Available data:
>> start
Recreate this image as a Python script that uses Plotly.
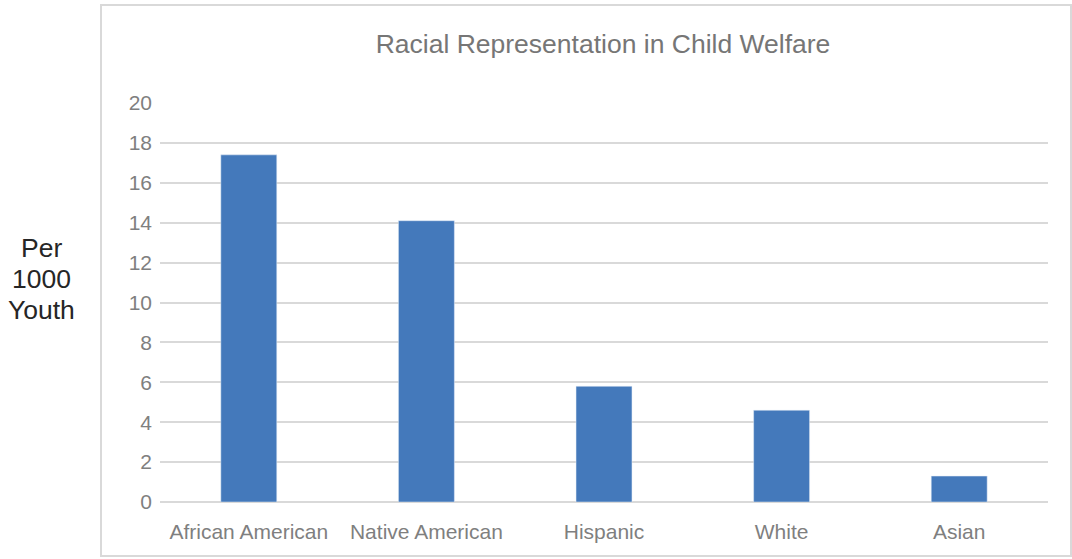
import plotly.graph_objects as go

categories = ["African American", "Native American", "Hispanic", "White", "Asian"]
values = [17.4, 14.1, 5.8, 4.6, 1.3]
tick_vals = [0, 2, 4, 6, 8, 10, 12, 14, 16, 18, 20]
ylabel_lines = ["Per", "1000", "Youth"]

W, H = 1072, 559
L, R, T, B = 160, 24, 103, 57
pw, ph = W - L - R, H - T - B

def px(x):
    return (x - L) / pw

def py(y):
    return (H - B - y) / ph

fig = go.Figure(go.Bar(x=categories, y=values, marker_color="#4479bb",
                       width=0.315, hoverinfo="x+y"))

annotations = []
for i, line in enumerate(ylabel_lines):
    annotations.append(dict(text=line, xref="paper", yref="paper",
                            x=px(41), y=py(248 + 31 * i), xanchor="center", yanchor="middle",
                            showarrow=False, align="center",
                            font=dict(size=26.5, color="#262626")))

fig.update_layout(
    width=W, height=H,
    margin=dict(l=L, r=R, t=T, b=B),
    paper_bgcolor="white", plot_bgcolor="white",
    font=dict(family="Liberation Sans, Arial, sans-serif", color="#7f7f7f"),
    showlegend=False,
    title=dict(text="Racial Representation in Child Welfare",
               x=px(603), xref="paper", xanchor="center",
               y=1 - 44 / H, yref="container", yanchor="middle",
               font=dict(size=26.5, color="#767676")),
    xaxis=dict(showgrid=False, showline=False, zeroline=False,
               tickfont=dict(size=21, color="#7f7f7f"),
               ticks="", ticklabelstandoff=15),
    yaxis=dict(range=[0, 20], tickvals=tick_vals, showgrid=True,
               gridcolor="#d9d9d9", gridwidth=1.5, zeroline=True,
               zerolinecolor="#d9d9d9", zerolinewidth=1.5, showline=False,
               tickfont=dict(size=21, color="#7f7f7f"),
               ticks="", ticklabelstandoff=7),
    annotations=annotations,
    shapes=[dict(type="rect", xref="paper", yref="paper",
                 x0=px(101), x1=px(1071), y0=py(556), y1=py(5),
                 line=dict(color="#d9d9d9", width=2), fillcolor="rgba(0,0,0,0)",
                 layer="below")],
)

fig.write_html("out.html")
>> end
>> start
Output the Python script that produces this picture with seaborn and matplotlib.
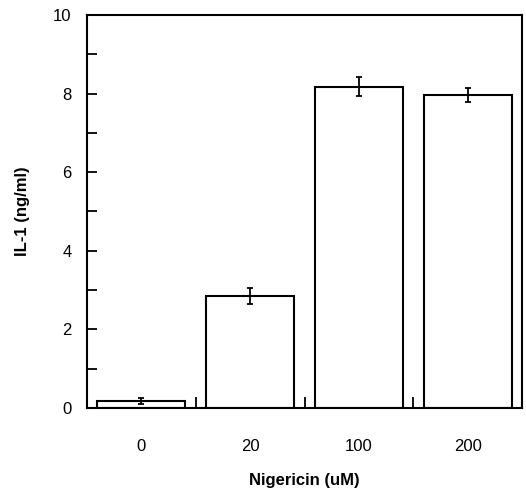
>> end
>> start
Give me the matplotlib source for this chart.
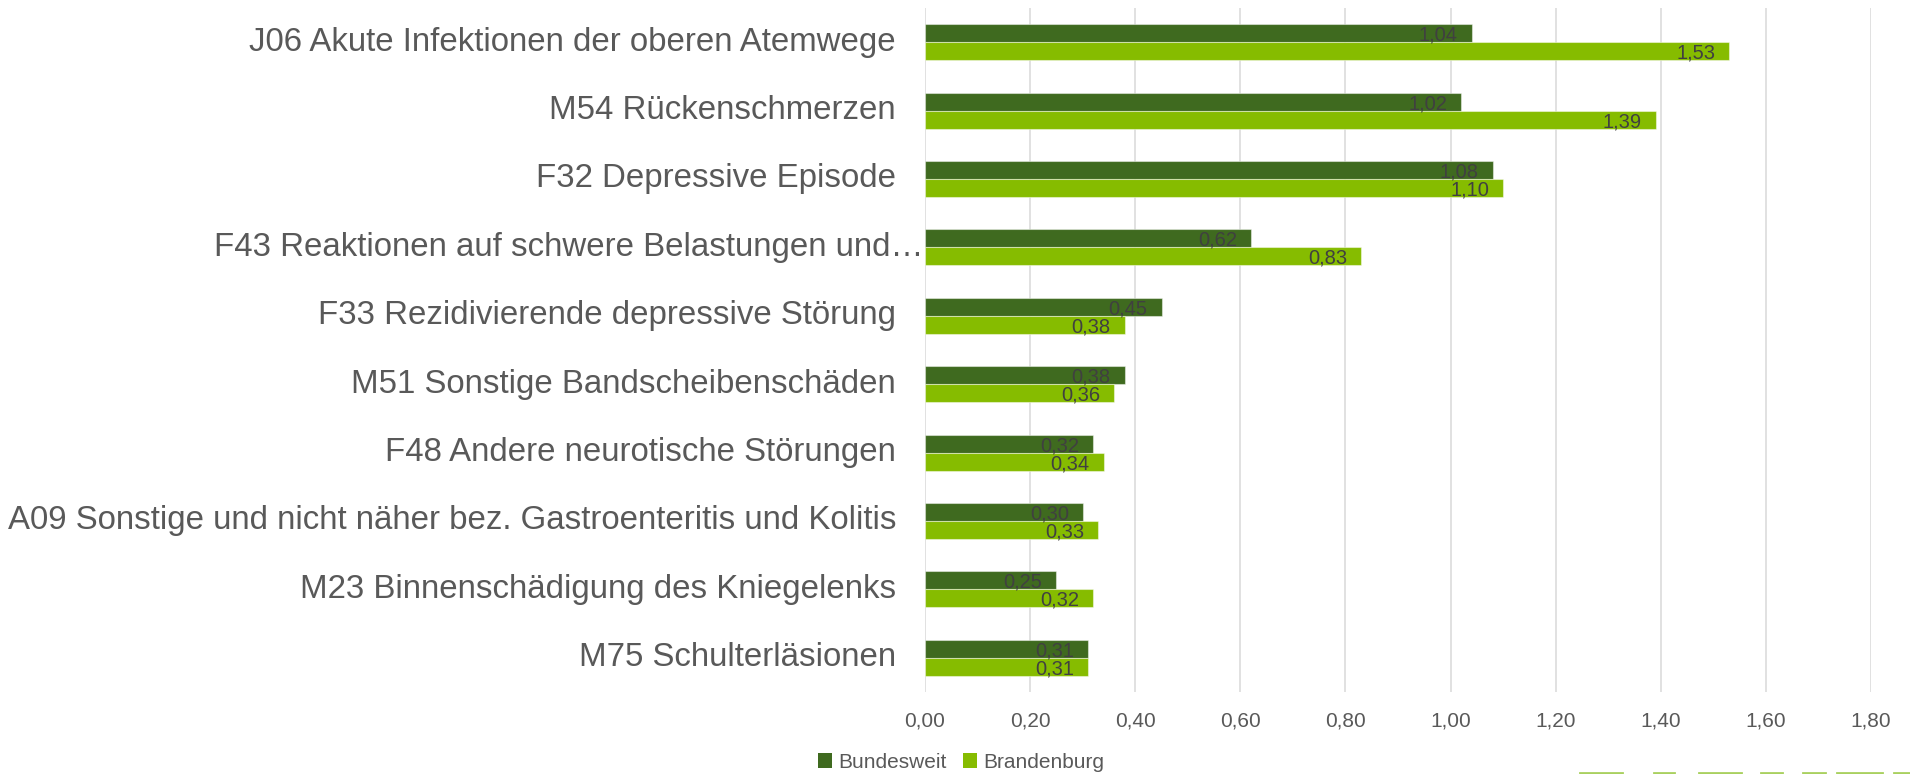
>> end
Objective: Which lines include the word "Python"? List them all.

Written solution:
Recreate this image as a Python script that uses Plotly.
Output the Python script that produces this picture with seaborn and matplotlib.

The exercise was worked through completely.